N43RF had a research mission they were going to conduct, takeoff at 14 UTC from San Jose. Originally N43RF was going to fly a coordinated mission with the ER-2, but the ER-2 crew did not want to have to land during the afternoon hours, so they pushed their takeoff up to 11 UTC.

During the nighttime hours it became evident that Dennis was deepening rapidly, and it regained major hurricane status by 11 PM . The plan for the following day called for a landfall research mission into Dennis to be flown by N43RF. Originally N42RF was going to return to San Jose, but it was decided that, since it appeared that Dennis could be making landfall as a Category 4 hurricane, this would be an ideal opportunity to fly N42RF on a post-landfall decay module for John Kaplan and Peter Dodge. N43RF would takeoff at 14 UTC while N42RF would takeoff at 21 UTC. The takeoff of each plane was timed so that the aircraft would be in the storm before landfall (in the case of N43RF) and just at or after landfall (for N42RF).
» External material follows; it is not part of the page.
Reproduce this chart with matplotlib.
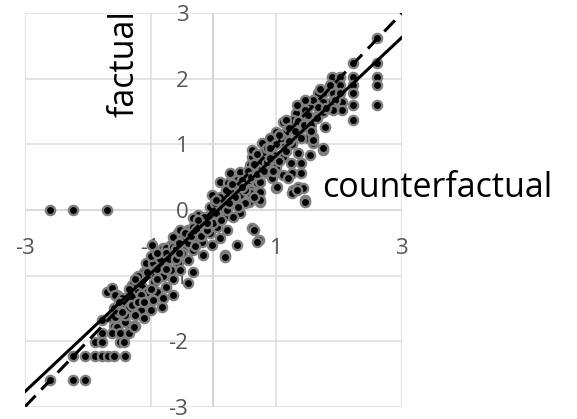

With the missions planned for the following day, the flights into Dennis will have covered portions of the entire lifecycle, with flights beginning when Dennis had just become a depression, all the way through to development to a Category 4 storm, then weakening over land, the reintensification to a Category 4, then to landfall and nearly 6 h after landfall. The temporal frequency of the observations for the entire lifecycle was around 24 h.